In 2013, the Administration issued the Freeze the Footprint (FTF) policy to freeze the Federal Government’s real estate footprint and restrict the growth of excess or underutilized properties.  Freeze the Footprint was the first government-wide policy that established and required federal agencies to identify offsets (i.e., disposals) of existing property to support new property acquisitions, and that set a timeline for agencies to freeze their real property footprint. The policy was a success. Now federal agencies have frozen, reduced, or are on a path to freeze their baseline by the end of FY 2015.  Agencies achieved a 21.4 million square foot reduction in office and warehouse space between FY 2012 and FY 2014. And in FY 2014 alone, for all domestic owned building types, the government disposed of 7,350 buildings, 47 million square feet of space, and eliminated $17 million of annual operation and maintenance cost as a result of Freeze the Footprint.

Building on this success, today the Administration has issued the National Strategy for Real Property (National Strategy) and the Reduce the Footprint policy. With the establishment of the National Strategy and OMB’s new Reduce the Footprint (RTF) policy agencies will be required not only to continue to  freeze but also reduce their real property footprint over the next several years.  The RTF policy will supersede the current FTF requirements by requiring agencies to reduce, rather than freeze, their footprint beginning in FY 2016.

Through the National Strategy, OMB has established a clear strategic framework to guide agencies’ real property management, to increase efficient real property use, control costs, and reduce real property holdings.   The National Strategy outlines three key steps to improved real property management:

  • freeze growth in the inventory,
  • measure performance to identify opportunities for efficiency improvements through data driven decision-making, and ultimately,
  • reduce the size of the inventory by prioritizing actions to consolidate, co-locate, and dispose of properties.

Over time, application of the National Strategy will improve the utilization of government owned buildings, lower the number of excess and underutilized properties, and improve the cost effectiveness and efficiency of the portfolio. Consolidating properties and collocating agengy office space is not only commonsense, but will provide more convenient access to the public and allow for upgraded facilities to provide more modern work environments for federal employees to conduct their business.  

 Complementing the National Strategy, the RTF policy requires agencies to:

  1. Set annual square foot reduction targets for federal domestic buildings; and
  2. Adopt space design standards to optimize federal domestic office space usage.

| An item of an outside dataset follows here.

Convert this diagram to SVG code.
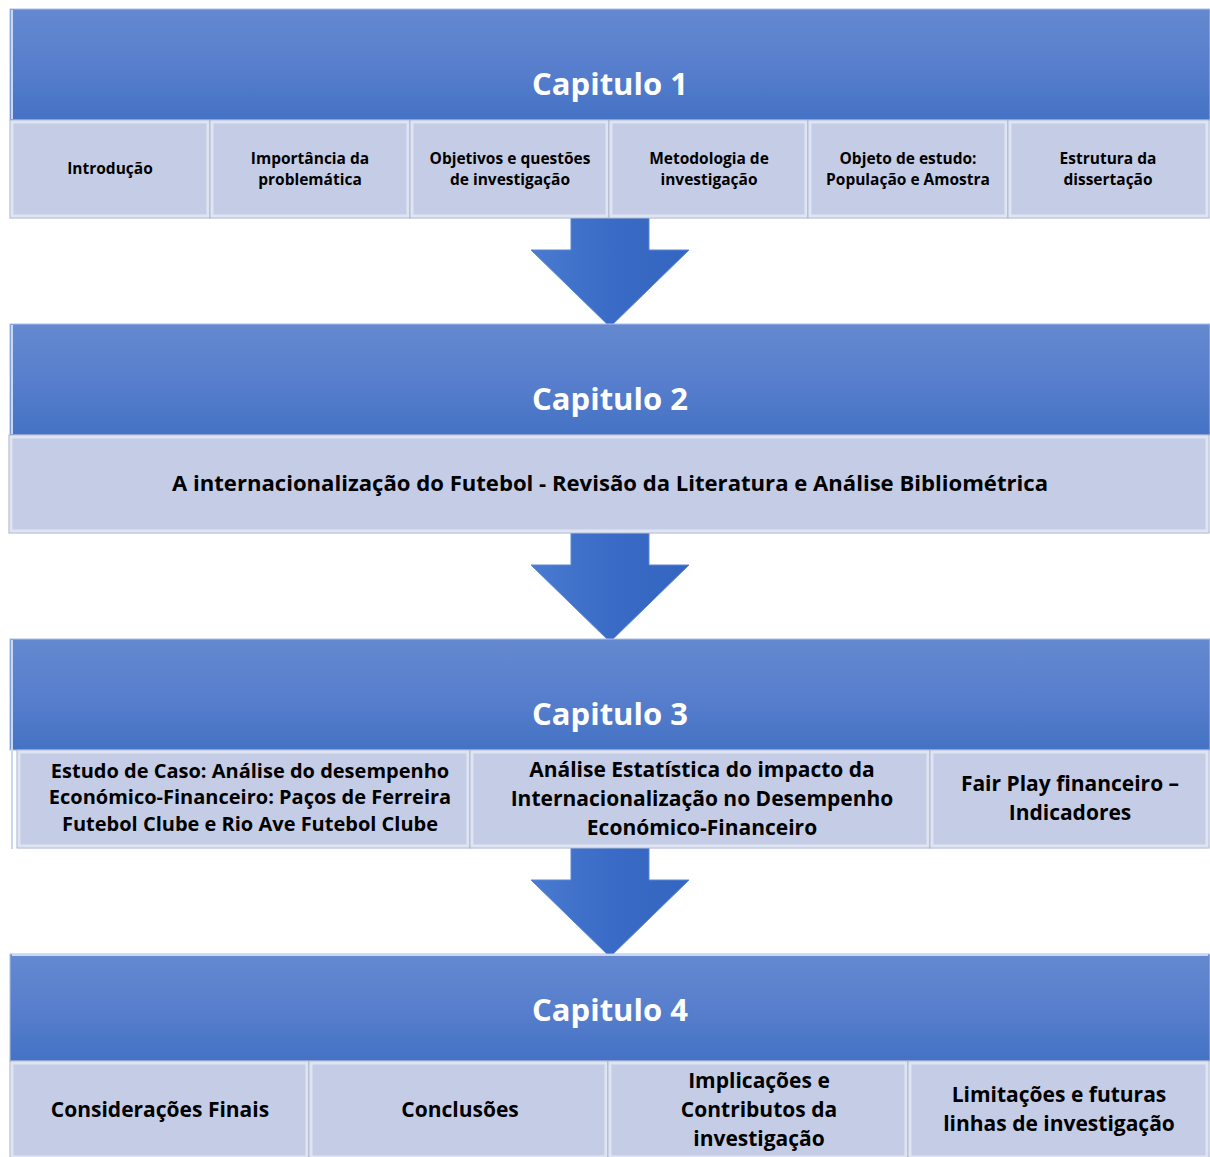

Under the RTF OMB has, for the first time, established government-wide policy to use property as efficiently as possible and to reduce agency portfolios though annual reduction targets.  The policy is an impetus for real property management transformation that will provide value to the taxpayer.

Issuance of the RTF builds upon ongoing success in other key real property program elements.  OMB has partnered with GSA and the Federal Real Property Council to implement new and enhanced analytical tools within the Federal Real Property Profile database that support data driven decision-making.  These new tools will provide detailed data on properties’ annual cost, location, size, and lease expiration, among other data elements, in a structured format that fully supports agency management’s ability to identify efficiency opportunities and to use data to prioritize and implement them. When fully implemented in the fourth quarter of FY2015, the system will provide agencies with greater management capability to seize the efficiency and cost opportunities that their portfolios present over the next five years. 

The National Strategy establishes a new strategic framework through which the government can manage its real property.  The framework and the RTF policy build upon and expand the successes the Administration has achieved to date.  While we are making progress in reducing space and disposing of unneeded assets using existing authorities, we will need the support of our partners in Congress to identify additional flexibilities and resources to further our efforts.  The President’s FY2016 Budget specifically addresses these issue by requesting funding for GSA’s consolidation program through appropriation of $200 million of Federal Building Fund monies to support smart investments in Federal facilities. The budget also re-proposes the Civilian Property Realignment Act, which would create an independent board of private and public sector real estate experts to analyze the real estate portfolio government-wide and recommend to Congress which properties should be disposed, consolidated, co-located or reconfigured.

We look forward to working collaboratively with all stakeholders to achieve a more efficient and effective delivery of government services through improved management and utilization of real property.

David Mader is the Federal Controller at the White House Office of Management and Budget.